6. Gibt es Routine in Ihrem Beruf? Wenn ja, worin besteht sie?

Allenfalls etwas, wenn sich Themen wiederholen, aber jeder Kunde ist anders, daher ist es wirklich fast immer neu.

7. Wie viel Zeit verbringen Sie mit welchen Tätigkeiten?

  • Am Schreibtisch/PC 55%
  • am Telefon: 15%
  • mit Vorbereitung/Recherche/Literatur: 30%
  • davon bei anderen Firmen: mindestens 80%
  • davon mit anderen Menschen: 80%

8. Was ist besonders toll an Ihrem Beruf?

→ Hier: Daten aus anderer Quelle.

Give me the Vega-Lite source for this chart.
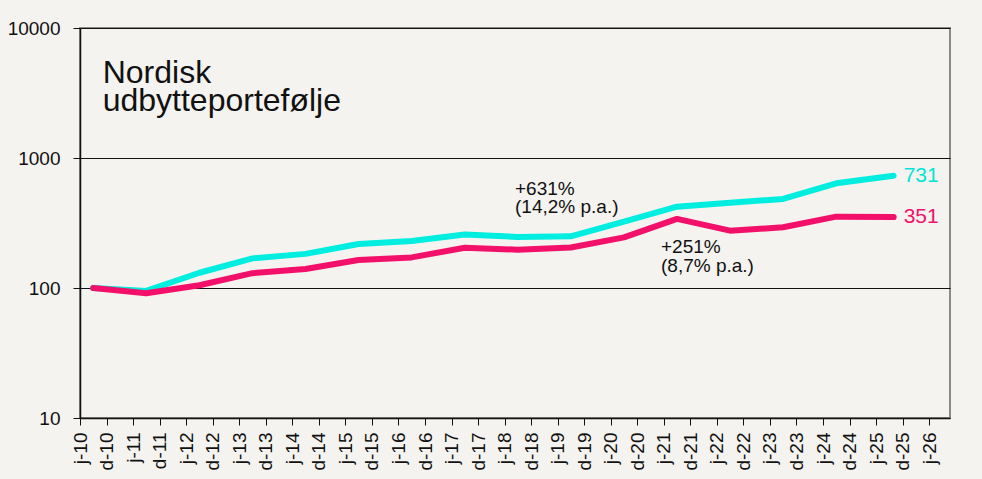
{
  "$schema": "https://vega.github.io/schema/vega-lite/v6.json",
  "width": 870,
  "height": 390,
  "autosize": {"type": "none"},
  "padding": {"left": 80, "top": 28, "right": 32, "bottom": 61},
  "background": "#F5F3EF",
  "config": {
    "font": "Liberation Sans",
    "view": {"stroke": "#8a8a8a", "strokeWidth": 2},
    "axis": {"labelFont": "Liberation Sans", "labelColor": "#111111", "domainColor": "#111111", "tickColor": "#111111"}
  },
  "data": {
    "values": [
      {"date": "2010-08-31", "series": "Portefølje", "value": 100},
      {"date": "2011-08-31", "series": "Portefølje", "value": 95},
      {"date": "2012-08-31", "series": "Portefølje", "value": 131},
      {"date": "2013-08-31", "series": "Portefølje", "value": 169},
      {"date": "2014-08-31", "series": "Portefølje", "value": 183},
      {"date": "2015-08-31", "series": "Portefølje", "value": 218},
      {"date": "2016-08-31", "series": "Portefølje", "value": 230},
      {"date": "2017-08-31", "series": "Portefølje", "value": 258},
      {"date": "2018-08-31", "series": "Portefølje", "value": 247},
      {"date": "2019-08-31", "series": "Portefølje", "value": 250},
      {"date": "2020-08-31", "series": "Portefølje", "value": 324},
      {"date": "2021-08-31", "series": "Portefølje", "value": 422},
      {"date": "2022-08-31", "series": "Portefølje", "value": 453},
      {"date": "2023-08-31", "series": "Portefølje", "value": 484},
      {"date": "2024-08-31", "series": "Portefølje", "value": 639},
      {"date": "2025-09-30", "series": "Portefølje", "value": 731},
      {"date": "2010-08-31", "series": "Referenceindeks", "value": 100},
      {"date": "2011-08-31", "series": "Referenceindeks", "value": 91},
      {"date": "2012-08-31", "series": "Referenceindeks", "value": 105},
      {"date": "2013-08-31", "series": "Referenceindeks", "value": 130},
      {"date": "2014-08-31", "series": "Referenceindeks", "value": 140},
      {"date": "2015-08-31", "series": "Referenceindeks", "value": 164},
      {"date": "2016-08-31", "series": "Referenceindeks", "value": 172},
      {"date": "2017-08-31", "series": "Referenceindeks", "value": 204},
      {"date": "2018-08-31", "series": "Referenceindeks", "value": 197},
      {"date": "2019-08-31", "series": "Referenceindeks", "value": 205},
      {"date": "2020-08-31", "series": "Referenceindeks", "value": 245},
      {"date": "2021-08-31", "series": "Referenceindeks", "value": 340},
      {"date": "2022-08-31", "series": "Referenceindeks", "value": 276},
      {"date": "2023-08-31", "series": "Referenceindeks", "value": 293},
      {"date": "2024-08-31", "series": "Referenceindeks", "value": 354},
      {"date": "2025-09-30", "series": "Referenceindeks", "value": 351}
    ]
  },
  "encoding": {
    "x": {
      "field": "date",
      "type": "temporal",
      "title": null,
      "scale": {
        "type": "utc",
        "domain": [{"year": 2010, "month": 6, "date": 1, "utc": true}, {"year": 2026, "month": 10, "date": 23, "utc": true}]
      },
      "axis": {
        "values": [
          {"year": 2010, "month": 6, "date": 1, "utc": true}, {"year": 2010, "month": 12, "date": 1, "utc": true},
          {"year": 2011, "month": 6, "date": 1, "utc": true}, {"year": 2011, "month": 12, "date": 1, "utc": true},
          {"year": 2012, "month": 6, "date": 1, "utc": true}, {"year": 2012, "month": 12, "date": 1, "utc": true},
          {"year": 2013, "month": 6, "date": 1, "utc": true}, {"year": 2013, "month": 12, "date": 1, "utc": true},
          {"year": 2014, "month": 6, "date": 1, "utc": true}, {"year": 2014, "month": 12, "date": 1, "utc": true},
          {"year": 2015, "month": 6, "date": 1, "utc": true}, {"year": 2015, "month": 12, "date": 1, "utc": true},
          {"year": 2016, "month": 6, "date": 1, "utc": true}, {"year": 2016, "month": 12, "date": 1, "utc": true},
          {"year": 2017, "month": 6, "date": 1, "utc": true}, {"year": 2017, "month": 12, "date": 1, "utc": true},
          {"year": 2018, "month": 6, "date": 1, "utc": true}, {"year": 2018, "month": 12, "date": 1, "utc": true},
          {"year": 2019, "month": 6, "date": 1, "utc": true}, {"year": 2019, "month": 12, "date": 1, "utc": true},
          {"year": 2020, "month": 6, "date": 1, "utc": true}, {"year": 2020, "month": 12, "date": 1, "utc": true},
          {"year": 2021, "month": 6, "date": 1, "utc": true}, {"year": 2021, "month": 12, "date": 1, "utc": true},
          {"year": 2022, "month": 6, "date": 1, "utc": true}, {"year": 2022, "month": 12, "date": 1, "utc": true},
          {"year": 2023, "month": 6, "date": 1, "utc": true}, {"year": 2023, "month": 12, "date": 1, "utc": true},
          {"year": 2024, "month": 6, "date": 1, "utc": true}, {"year": 2024, "month": 12, "date": 1, "utc": true},
          {"year": 2025, "month": 6, "date": 1, "utc": true}, {"year": 2025, "month": 12, "date": 1, "utc": true},
          {"year": 2026, "month": 6, "date": 1, "utc": true}
        ],
        "labelExpr": "(utcmonth(datum.value) == 5 ? 'j-' : 'd-') + utcFormat(datum.value, '%y')",
        "labelAngle": 270,
        "labelAlign": "right",
        "labelBaseline": "middle",
        "labelFontSize": 19,
        "labelPadding": 7,
        "labelOverlap": false,
        "labelBound": false,
        "labelFlush": false,
        "tickSize": 7,
        "grid": false,
        "domainWidth": 1.5
      }
    },
    "y": {
      "field": "value",
      "type": "quantitative",
      "title": null,
      "scale": {"type": "log", "domain": [10, 10000], "nice": false},
      "axis": {
        "values": [10, 100, 1000, 10000],
        "format": "d",
        "labelFontSize": 19,
        "labelPadding": 13,
        "tickSize": 7,
        "grid": true,
        "gridColor": "#111111",
        "gridWidth": 1,
        "gridOpacity": 1,
        "domainWidth": 1.5,
        "labelFlush": false,
        "labelOverlap": false
      }
    }
  },
  "layer": [
    {
      "transform": [{"filter": "datum.series == 'Portefølje'"}],
      "mark": {"type": "line", "color": "#00EEDF", "strokeWidth": 6, "strokeCap": "round", "strokeJoin": "round"}
    },
    {
      "transform": [{"filter": "datum.series == 'Referenceindeks'"}],
      "mark": {"type": "line", "color": "#F2106A", "strokeWidth": 6, "strokeCap": "round", "strokeJoin": "round"}
    },
    {
      "transform": [{"filter": "utcyear(datum.date) == 2025"}],
      "mark": {"type": "text", "align": "left", "baseline": "middle", "dx": 10, "fontSize": 21},
      "encoding": {
        "text": {"field": "value", "type": "quantitative", "format": "d"},
        "color": {
          "field": "series",
          "type": "nominal",
          "scale": {"domain": ["Portefølje", "Referenceindeks"], "range": ["#00E5D6", "#F2106A"]},
          "legend": null
        }
      }
    },
    {
      "transform": [{"filter": "datum.series == 'Portefølje' && utcyear(datum.date) == 2010"}],
      "mark": {"type": "text", "align": "left", "baseline": "alphabetic", "fontSize": 32, "lineHeight": 28, "lineBreak": "\n", "color": "#111111"},
      "encoding": {
        "x": {"datum": {"year": 2010, "month": 11, "date": 4, "utc": true}, "type": "temporal"},
        "y": {"datum": 3796, "type": "quantitative"},
        "text": {"value": "Nordisk\nudbytteportefølje"}
      }
    },
    {
      "transform": [{"filter": "datum.series == 'Portefølje' && utcyear(datum.date) == 2010"}],
      "mark": {"type": "text", "align": "left", "baseline": "alphabetic", "fontSize": 19, "lineHeight": 18, "lineBreak": "\n", "color": "#111111"},
      "encoding": {
        "x": {"datum": {"year": 2018, "month": 8, "date": 12, "utc": true}, "type": "temporal"},
        "y": {"datum": 519, "type": "quantitative"},
        "text": {"value": "+631%\n(14,2% p.a.)"}
      }
    },
    {
      "transform": [{"filter": "datum.series == 'Portefølje' && utcyear(datum.date) == 2010"}],
      "mark": {"type": "text", "align": "left", "baseline": "alphabetic", "fontSize": 19, "lineHeight": 19, "lineBreak": "\n", "color": "#111111"},
      "encoding": {
        "x": {"datum": {"year": 2021, "month": 5, "date": 13, "utc": true}, "type": "temporal"},
        "y": {"datum": 187, "type": "quantitative"},
        "text": {"value": "+251%\n(8,7% p.a.)"}
      }
    }
  ]
}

Er ist extrem abwechslungsreich, eine tolle Mischung aus Analytik und Kundenkontakt. Konzepte zu entwickeln gefällt mir sehr, ebenso wie die Tatsache, dass es sich um so viele unterschiedliche Formate handeln kann: eine 1:1 Situation, ein jour fix mit einer bestimmten Gruppe; ein Treffen mit einem Lenkungsausschuss, eine Veranstaltung für Führungskräfte.

9. Was gefällt Ihnen nicht so gut?

Man ist extrem viel unterwegs, was sehr anstrengend und in keinster Weise familienfreundlich ist. Es ist unheimlich schwer, sich sinnvoll und ausgewogen zu ernähren, wenn man keinen richtigen Wohnsitz hat und immer in eine Wohnung mit leerem Kühlschrank zurückkehrt. Man kann keinen regelmäßigen Sport treiben, Freundschaften nur am WE pflegen und bekommt zu wenig Schlaf.

10. Was würden Sie anderen Menschen raten, die Ihren Beruf ergreifen wollen?

Sich von vornherein keine Illusionen darüber machen, dass es eine „Work-life-balance“ gäbe, sondern sich bewusst für diesen Lebens- und Arbeitsstil zu entscheiden. Im Bewusstsein dessen beraterisch zu arbeiten, dass die Zeit auch dem Kennenlernen möglicher Arbeitgeber dienen kann, der inhaltlichen und thematischen Qualifikation und dem Knüpfen eines guten Netzwerkes.